Louis probiert hartnäckig und leider großteils vergebens, mehr aus dem 86-jährigen Loach herauszulocken; aufschlussreich wird es schließlich dort, wo Meinungsverschiedenheiten zwischen den beiden Künstlern auftreten und so etwas wie eine kontroverse Debatte aufflammt. Zu Beginn des Buches beschreibt Louis sein unwillkürliches Changieren zwischen Erleichterung und Freude, wenn er von Fabrikschließungen erfährt; er kenne schlicht zu viele Männer, die an den mechanischen und repetitiven Tätigkeiten zugrunde gegangen sind, und wünsche daher niemandem, an einem solchen Ort arbeiten zu müssen. Auch wenn er nicht explizit darauf Bezug nimmt, so ist davon auszugehen, dass der 30-Jährige die eindrucksvollen und zugleich beklemmenden Aufzeichnungen aus der Fabrik des vor zwei Jahren verstorbenen Joseph Ponthus, der wie Louis im postindustriellen Nordfrankreich aufwuchs, kennt.
In Gespräch über Kunst und Politik plädiert Louis dafür, das moderne Misstrauen gegenüber traditionellen Arbeitsformen (das sich heute unter anderem in der rasant wachsenden Gig-Economy niederschlage) als Linke aufzugreifen, statt für eine Rückkehr zu ebendiesen zu kämpfen.

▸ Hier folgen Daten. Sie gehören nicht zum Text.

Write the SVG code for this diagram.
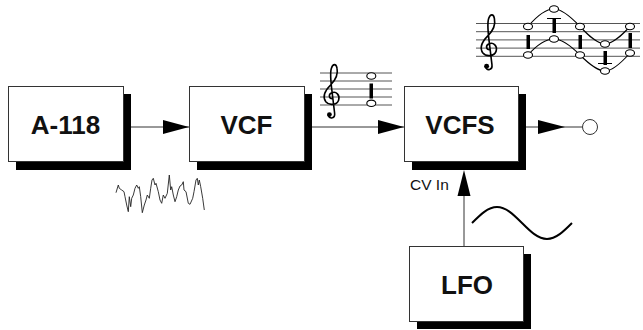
<svg xmlns="http://www.w3.org/2000/svg" width="643" height="330" viewBox="0 0 643 330">
<style>
.box{fill:#fff;stroke:#333;stroke-width:1}
.sh{fill:#000}
.lbl{font-family:"Liberation Sans",Arial,sans-serif;font-weight:bold;font-size:26px;text-anchor:middle;fill:#111}
.ln{stroke:#333;stroke-width:1;fill:none}
.ah{fill:#000}
.staff{stroke:#555;stroke-width:1}
.note{fill:#fff;stroke:#000;stroke-width:1.1}
.bar{fill:#000}
.curve{fill:none;stroke:#000;stroke-width:1.1}
.clef{fill:none;stroke:#000;stroke-width:2;stroke-linecap:round;stroke-linejoin:round}
</style>
<defs>
<g id="clef">
<path class="clef" d="M14,32 C10,32 9,27 13,25 C19,22 24,28 22,34 C20,40 10,41 6,36 C1,29 6,21 12,15 C18,9 22,3 20,-6 C19,-12 15,-12 13,-6 C11,0 12,10 14,25 L17,50 C18,57 11,58 9,53"/>
<circle cx="10.5" cy="52" r="3" fill="#000"/>
</g>
</defs>
<rect width="643" height="330" fill="#fff"/>

<g id="connectors">
<line class="ln" x1="123" y1="127" x2="189" y2="127"/>
<polygon class="ah" points="163,120 189,127 163,134"/>
<line class="ln" x1="312" y1="127" x2="404" y2="127"/>
<polygon class="ah" points="378,120 404,127 378,134"/>
<line class="ln" x1="526" y1="127" x2="582.5" y2="127"/>
<polygon class="ah" points="538,120 565,127 538,134"/>
<line class="ln" x1="464" y1="246" x2="464" y2="190"/>
<polygon class="ah" points="457.5,196 464,170 470.5,196"/>
</g>

<g id="node-a118">
<rect class="sh" x="16" y="94" width="115" height="76"/>
<rect class="box" x="8.5" y="86.5" width="115" height="75"/>
<text class="lbl" x="65.5" y="134">A-118</text>
</g>
<g id="node-vcf">
<rect class="sh" x="197" y="94" width="115" height="76"/>
<rect class="box" x="189.5" y="86.5" width="115" height="75"/>
<text class="lbl" x="246.5" y="134">VCF</text>
</g>
<g id="node-vcfs">
<rect class="sh" x="412" y="94" width="114" height="76"/>
<rect class="box" x="404.5" y="86.5" width="114" height="75"/>
<text class="lbl" x="460" y="134">VCFS</text>
</g>
<g id="node-lfo">
<rect class="sh" x="417" y="254" width="114" height="75"/>
<rect class="box" x="409.5" y="246.5" width="114" height="75"/>
<text class="lbl" x="467" y="294">LFO</text>
</g>
<g id="node-out">
<circle cx="590" cy="127" r="7.5" fill="#fff" stroke="#333" stroke-width="1"/>
</g>

<text x="410" y="190" font-family="Liberation Sans, Arial, sans-serif" font-size="15.5" fill="#111">CV In</text>

<g id="noise">
<polyline fill="none" stroke="#222" stroke-width="0.9" stroke-linejoin="round" points="116,192.7 118.3,185 119.3,188.3 121.7,190 124,191.7 125,196.7 126.7,205 128.3,211.7 129.3,196.7 130.7,206.7 131.7,198.3 133.3,195 135,188.3 136.7,185 138.3,188.3 139.3,186.7 140.7,196.7 142.3,212.7 144.3,205 146,200 147.3,195 149.3,198.3 150.7,188.3 152,180 153.3,178.3 155,185 156,183.3 158.3,191.7 160,200 161.7,203.3 163.3,195 165,198.3 167.3,193.3 169.3,175 170.7,190 171.7,186.7 173.3,195 175,201.7 176.7,196.7 178.3,190 180,186 181.7,185 183.3,181.7 184,190 186,191.7 188.3,203.3 190,204.3 192.7,198.3 194,191.7 196,180 197.3,178.3 198.3,185 199.3,180 200.7,186.7 202.7,198.3 204.3,210"/>
</g>

<g id="sine">
<path fill="none" stroke="#000" stroke-width="2" d="M472,223 C480.2,214.8 487.9,207 497,207 C506.1,207 513.8,214.8 522,223 C530.2,231.2 537.9,239 547,239 C556.1,239 563.8,231.2 572,223"/>
</g>

<g id="staff-small">
<line class="staff" x1="320" y1="73" x2="392" y2="73"/>
<line class="staff" x1="320" y1="81" x2="392" y2="81"/>
<line class="staff" x1="320" y1="89" x2="392" y2="89"/>
<line class="staff" x1="320" y1="97" x2="392" y2="97"/>
<line class="staff" x1="320" y1="105" x2="392" y2="105"/>
<use href="#clef" transform="translate(321,73) scale(0.8)"/>
<rect class="bar" x="369.5" y="83.5" width="3.5" height="15"/>
<ellipse class="note" cx="371.3" cy="76" rx="4.5" ry="3.2"/>
<ellipse class="note" cx="371.3" cy="103.3" rx="4.5" ry="3.2"/>
</g>

<g id="staff-large">
<line class="staff" x1="476" y1="23.5" x2="640" y2="23.5"/>
<line class="staff" x1="476" y1="31.7" x2="640" y2="31.7"/>
<line class="staff" x1="476" y1="39.9" x2="640" y2="39.9"/>
<line class="staff" x1="476" y1="48.1" x2="640" y2="48.1"/>
<line class="staff" x1="476" y1="56.3" x2="640" y2="56.3"/>
<use href="#clef" transform="translate(478,23.5) scale(0.82)"/>
<path class="curve" d="M528,26.5 C536,17 546,9 554,9 C562,9 572,18 580,26.5 C588,35 597,44 605,44 C613,44 622,35 630,26.5"/>
<path class="curve" d="M528,55 C536,46 546,39 554,39 C562,39 572,47 580,55 C588,63 597,71 605,71 C613,71 622,62 630,53"/>
<rect class="bar" x="526.5" y="35" width="3.5" height="14"/>
<rect class="bar" x="552.5" y="18" width="3.5" height="15"/>
<line stroke="#000" stroke-width="1" x1="547" y1="18.5" x2="561" y2="18.5"/>
<rect class="bar" x="578.5" y="35" width="3.5" height="14"/>
<rect class="bar" x="603.5" y="51" width="3.5" height="14"/>
<line stroke="#000" stroke-width="1" x1="598" y1="63.5" x2="612" y2="63.5"/>
<rect class="bar" x="628.5" y="33" width="3.5" height="15"/>
<ellipse class="note" cx="528" cy="26.5" rx="4.5" ry="3.2"/>
<ellipse class="note" cx="554" cy="9" rx="4.5" ry="3.2"/>
<ellipse class="note" cx="580" cy="26.5" rx="4.5" ry="3.2"/>
<ellipse class="note" cx="605" cy="44" rx="4.5" ry="3.2"/>
<ellipse class="note" cx="630" cy="26.5" rx="4.5" ry="3.2"/>
<ellipse class="note" cx="528" cy="55" rx="4.5" ry="3.2"/>
<ellipse class="note" cx="554" cy="39" rx="4.5" ry="3.2"/>
<ellipse class="note" cx="580" cy="55" rx="4.5" ry="3.2"/>
<ellipse class="note" cx="605" cy="71" rx="4.5" ry="3.2"/>
<ellipse class="note" cx="630" cy="53" rx="4.5" ry="3.2"/>
</g>
</svg>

Mahnend wendet Loach ein, wie bedeutsam nicht nur Arbeit, sondern vor allem die damit verknüpfte Einbindung in ein Kollektiv für Selbstwertgefühl, den Stolz und das Finden der eigenen Stimme sind; er verweist auf die Zerschlagung des englischen Bergbaus in den 1980er-Jahren. »Wie hat wohl ein queeres Kind sein Aufwachsen in diesen Gemeinschaften von Bergleuten erlebt, von denen du sprichst?«, erwidert Louis und warnt vor einer Idealisierung; männliche Dominanz führe dazu, dass Gemeinschaften nicht allen gleichermaßen Schutz bieten.
Dies impliziert keineswegs, dass Arbeiter per se gewalttätige Barbaren sind, vielmehr lohnt sich in diesem Zusammenhang der Rückgriff auf Louis’ Analyse von »doppelter politischer Gewalt«, welche Beherrschte erfahren: »Erst, wenn sie sie erleiden, und dann, wenn sie gezwungen sind, sie zu reproduzieren.« Er weiß selbst zu gut, wie diese Gewalt Subjekte formt und wie es ist, als Getriebener seiner selbst aus dieser Form auszubrechen.